*TASK DETAILS*.
Exactly reproduce the lines of the listing below from the one containing "Give me the TikZ source for this diagram." through the one containing "(0,0) rectangle (938,1260);". Skip the images.

BEGIN INFORMATION GIVEN

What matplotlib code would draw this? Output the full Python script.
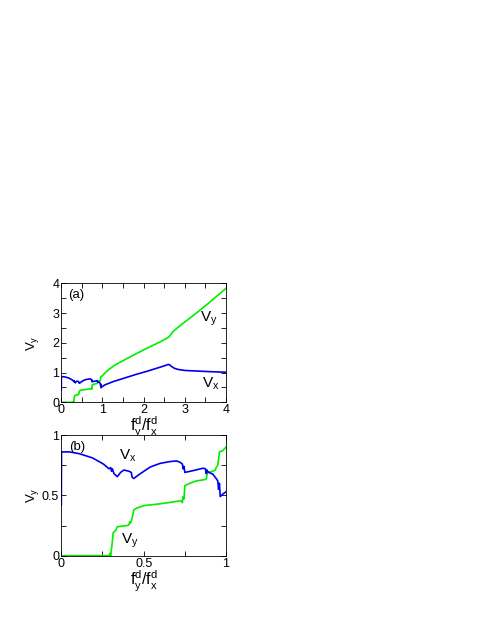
import matplotlib
matplotlib.use('Agg')
import matplotlib.pyplot as plt
import numpy as np
from matplotlib.ticker import MultipleLocator, FuncFormatter

plt.rcParams['font.family'] = ['Liberation Sans', 'DejaVu Sans']
plt.rcParams['mathtext.default'] = 'regular'

# depinning velocities vs f^d_y / f^d_x
vx_f = [0.0, 0.001, 0.05, 0.11, 0.19, 0.255, 0.29, 0.30, 0.305, 0.31, 0.32, 0.34,
        0.36, 0.38, 0.41, 0.425, 0.43, 0.44, 0.48, 0.54, 0.60, 0.66, 0.70, 0.72,
        0.735, 0.74, 0.745, 0.75, 0.80, 0.86, 0.875, 0.88, 0.885, 0.89, 0.92, 0.94,
        0.95, 0.955, 0.96, 0.965, 0.98, 1.0,
        1.05, 1.25, 1.5, 1.8, 2.1, 2.4, 2.6, 2.63, 2.68, 2.75, 2.85, 3.0, 3.3, 3.6, 4.0]
vx = [0.42, 0.86, 0.86, 0.845, 0.81, 0.76, 0.72, 0.73, 0.70, 0.72, 0.68, 0.655,
      0.69, 0.71, 0.70, 0.69, 0.65, 0.64, 0.68, 0.735, 0.765, 0.78, 0.785, 0.775,
      0.76, 0.72, 0.74, 0.69, 0.705, 0.725, 0.72, 0.68, 0.71, 0.695, 0.675, 0.64,
      0.62, 0.55, 0.60, 0.49, 0.51, 0.53,
      0.58, 0.69, 0.80, 0.93, 1.05, 1.18, 1.27, 1.26, 1.20, 1.14, 1.10, 1.07, 1.05, 1.03, 1.01]

vy_f = [0.0, 0.29, 0.295, 0.30, 0.305, 0.31, 0.315, 0.33, 0.34, 0.37, 0.40, 0.41,
        0.415, 0.42, 0.43, 0.44, 0.46, 0.50, 0.60, 0.70, 0.73, 0.735, 0.74, 0.745,
        0.75, 0.78, 0.82, 0.87, 0.88, 0.885, 0.89, 0.92, 0.935, 0.94, 0.95, 0.955,
        0.96, 0.98, 1.0,
        1.05, 1.15, 1.3, 1.5, 1.8, 2.1, 2.4, 2.6, 2.63, 2.7, 2.8, 3.0, 3.3, 3.6, 4.0]
vy = [0.0, 0.0, 0.02, 0.0, 0.06, 0.12, 0.19, 0.21, 0.24, 0.245, 0.25, 0.255,
      0.28, 0.27, 0.31, 0.38, 0.395, 0.415, 0.43, 0.45, 0.455, 0.44, 0.49, 0.47,
      0.58, 0.60, 0.62, 0.63, 0.635, 0.67, 0.69, 0.70, 0.71, 0.73, 0.75, 0.80,
      0.86, 0.87, 0.90,
      0.97, 1.10, 1.25, 1.40, 1.62, 1.83, 2.03, 2.18, 2.22, 2.36, 2.48, 2.70, 3.02, 3.36, 3.83]

GREEN = '#00ee00'
BLUE = '#0000ee'


def set_axes(ax, step):
    ax.xaxis.set_major_locator(MultipleLocator(2 * step))
    ax.xaxis.set_minor_locator(MultipleLocator(step))
    ax.yaxis.set_major_locator(MultipleLocator(2 * step))
    ax.yaxis.set_minor_locator(MultipleLocator(step))
    ax.xaxis.set_major_formatter(FuncFormatter(lambda v, p: '%g' % v))
    ax.yaxis.set_major_formatter(FuncFormatter(lambda v, p: '%g' % v))
    ax.tick_params(which='both', direction='in', top=True, right=True,
                   length=3.5, width=0.6, labelsize=9, pad=1.5)
    for s in ax.spines.values():
        s.set_linewidth(0.6)
    ax.set_ylabel(r'$V_y$', fontsize=9.5)
    ax.yaxis.set_label_coords(-0.125, 0.5)
    ax.set_xlabel(r'$f^d_y/f^d_x$', fontsize=11.5, labelpad=-1)


def plot_curves(ax):
    ax.plot(vy_f, vy, color=GREEN, lw=1.2)
    ax.plot(vx_f, vx, color=BLUE, lw=1.2)


fig = plt.figure(figsize=(4.85, 6.27), dpi=100)

ax1 = fig.add_axes([0.1264, 0.3584, 0.3396, 0.1898])
plot_curves(ax1)
ax1.set_xlim(0, 4)
ax1.set_ylim(0, 4)
set_axes(ax1, 0.5)
ax1.text(0.16, 3.5, '(a)', fontsize=9.5)
ax1.text(3.37, 2.7, r'$V_y$', fontsize=11)
ax1.text(3.41, 0.5, r'$V_x$', fontsize=11)

ax2 = fig.add_axes([0.1264, 0.1137, 0.3396, 0.1925])
plot_curves(ax2)
ax2.set_xlim(0, 1)
ax2.set_ylim(0, 1)
set_axes(ax2, 0.25)
ax2.text(0.045, 0.875, '(b)', fontsize=9.5)
ax2.text(0.35, 0.80, r'$V_x$', fontsize=11)
ax2.text(0.36, 0.10, r'$V_y$', fontsize=11)

plt.savefig('out.png', dpi=100)
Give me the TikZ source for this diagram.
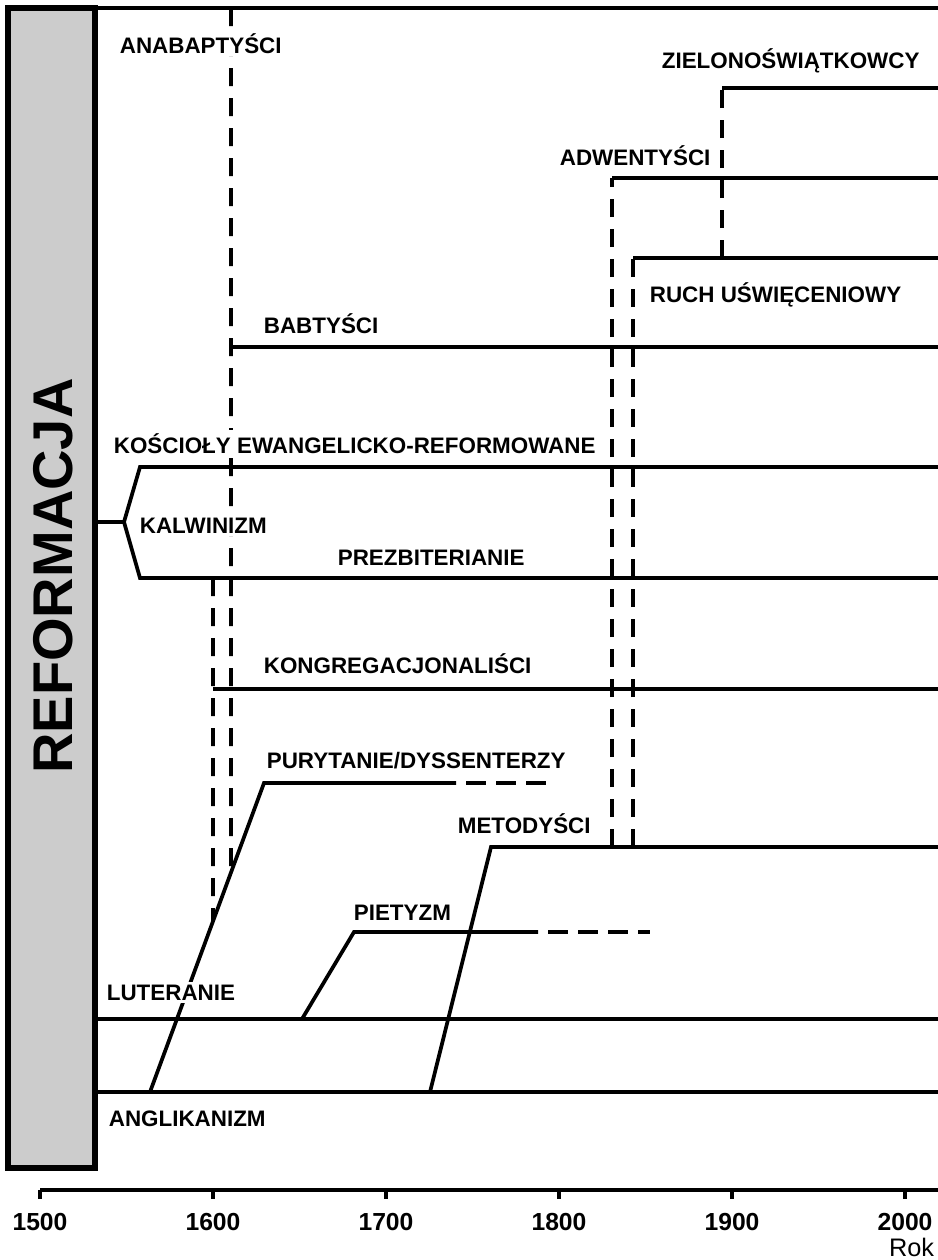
\documentclass[tikz,border=0pt]{standalone}
\usepackage{fontspec}
\setmainfont{Liberation Sans}
\usetikzlibrary{calc}

\begin{document}
\begin{tikzpicture}[x=0.75pt,y=-0.75pt,line width=2.8pt,
    church/.style={font=\bfseries\fontsize{16.8}{18}\selectfont,fill=white,
      inner xsep=0pt,inner ysep=2pt,anchor=base west},
    trace/.style={dash pattern=on 13.5pt off 9pt},
    fading line/.style={dash pattern=on 15pt off 7.5pt,dash phase=15pt},
    year label/.style={font=\bfseries\fontsize{18.5}{20}\selectfont,inner sep=0pt}]
  \def\xend{938}

  \colorlet{panel}{black!20}

  \useasboundingbox (0,0) rectangle (938,1260);

  \draw [line width=4pt,fill=panel] (8,8) rectangle (95,1168);
  \node [rotate=90,font=\bfseries\fontsize{42}{42}\selectfont,inner sep=0pt]
    (reform) at (53,576) {REFORMACJA};
  \draw [line width=3.5pt] (8,8) -- (\xend,8);

  \coordinate (lut0) at (95,1019);  \coordinate (lut1) at (\xend,1019);
  \coordinate (ang0) at (95,1092);  \coordinate (ang1) at (\xend,1092);
  \coordinate (kal0) at (95,522);   \coordinate (kal1) at (124,522);
  \coordinate (ewa0) at (140,467);  \coordinate (ewa1) at (\xend,467);
  \coordinate (pre0) at (140,578);  \coordinate (pre1) at (\xend,578);
  \coordinate (pur0) at (150,1092); \coordinate (pur1) at (264,783);
  \coordinate (pur2) at (456,783);  \coordinate (pur3) at (548,783);
  \coordinate (pie0) at (302,1019); \coordinate (pie1) at (354,932);
  \coordinate (pie2) at (538,932);  \coordinate (pie3) at (650,932);
  \coordinate (met0) at (430,1092); \coordinate (met1) at (491,847);
  \coordinate (met2) at (\xend,847);
  \coordinate (ana0) at (231,8);
  \coordinate (bab0) at (231,347);  \coordinate (bab1) at (\xend,347);
  \coordinate (kon0) at (213,578);  \coordinate (kon1) at (213,689);
  \coordinate (kon2) at (\xend,689);
  \coordinate (adw0) at (612,847);  \coordinate (adw1) at (612,178);
  \coordinate (adw2) at (\xend,178);
  \coordinate (ruc0) at (633,847);  \coordinate (ruc1) at (633,258);
  \coordinate (ruc2) at (\xend,258);
  \coordinate (zie0) at (722,258);  \coordinate (zie1) at (722,88);
  \coordinate (zie2) at (\xend,88);

  % dashed descent lines
  \draw [trace] (ana0) -- (intersection of ana0--bab0 and pur0--pur1);
  \draw [trace] (kon0) -- (intersection of kon0--kon1 and pur0--pur1);
  \draw [trace] (adw0) -- (adw1);
  \draw [trace] (ruc0) -- (ruc1);
  \draw [trace] (zie0) -- (zie1);

  \draw (lut0) -- (lut1);
  \draw (ang0) -- (ang1);
  \draw (kal0) -- (kal1) -- (ewa0) -- (ewa1);
  \draw (kal1) -- (pre0) -- (pre1);
  \draw (pur0) -- (pur1) -- (pur2);
  \draw [fading line] (pur2) -- (pur3);
  \draw (pie0) -- (pie1) -- (pie2);
  \draw [fading line] (pie2) -- (pie3);
  \draw (met0) -- (met1) -- (met2);
  \draw (bab0) -- (bab1);
  \draw (kon1) -- (kon2);
  \draw (adw1) -- (adw2);
  \draw (ruc1) -- (ruc2);
  \draw (zie1) -- (zie2);

  \node [church] (anabaptysci) at (118,53)   {ANABAPTYŚCI};
  \node [church] (zielono)     at (660,68)   {ZIELONOŚWIĄTKOWCY};
  \node [church] (adwentysci)  at (558,165)  {ADWENTYŚCI};
  \node [church] (uswiecenie)  at (648,302)  {RUCH UŚWIĘCENIOWY};
  \node [church] (babtysci)    at (262,333)  {BABTYŚCI};
  \node [church] (ewangelicy)  at (112,453)  {KOŚCIOŁY EWANGELICKO-REFORMOWANE};
  \node [church] (kalwinizm)   at (138,533)  {KALWINIZM};
  \node [church] (prezbiter)   at (336,565)  {PREZBITERIANIE};
  \node [church] (kongregacja) at (262,673)  {KONGREGACJONALIŚCI};
  \node [church] (purytanie)   at (265,768)  {PURYTANIE/DYSSENTERZY};
  \node [church] (metodysci)   at (456,833)  {METODYŚCI};
  \node [church] (pietyzm)     at (352,920)  {PIETYZM};
  \node [church] (luteranie)   at (105,1000) {LUTERANIE};
  \node [church] (anglikanizm) at (107,1126) {ANGLIKANIZM};

  % time axis
  \coordinate (axis0) at (40,1190);
  \coordinate (axis1) at (\xend,1190);
  \draw (axis0) -- (axis1);
  \foreach \year [count=\i from 0] in {1500,1600,...,2000} {
    \draw ($(axis0)+(173*\i,0)$) -- ++(0,9);
    \node [year label] (y\year) at ($(axis0)+(173*\i,32)$) {\year};
  }
  \node [font=\fontsize{19}{19}\selectfont,inner sep=0pt,anchor=base east]
    (rok) at (936,1256) {Rok};
\end{tikzpicture}
\end{document}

END INFORMATION GIVEN

*CORRECT RESULT*.
Give me the TikZ source for this diagram.
\documentclass[tikz,border=0pt]{standalone}
\usepackage{fontspec}
\setmainfont{Liberation Sans}
\usetikzlibrary{calc}

\begin{document}
\begin{tikzpicture}[x=0.75pt,y=-0.75pt,line width=2.8pt,
    church/.style={font=\bfseries\fontsize{16.8}{18}\selectfont,fill=white,
      inner xsep=0pt,inner ysep=2pt,anchor=base west},
    trace/.style={dash pattern=on 13.5pt off 9pt},
    fading line/.style={dash pattern=on 15pt off 7.5pt,dash phase=15pt},
    year label/.style={font=\bfseries\fontsize{18.5}{20}\selectfont,inner sep=0pt}]
  \def\xend{938}

  \colorlet{panel}{black!20}

  \useasboundingbox (0,0) rectangle (938,1260);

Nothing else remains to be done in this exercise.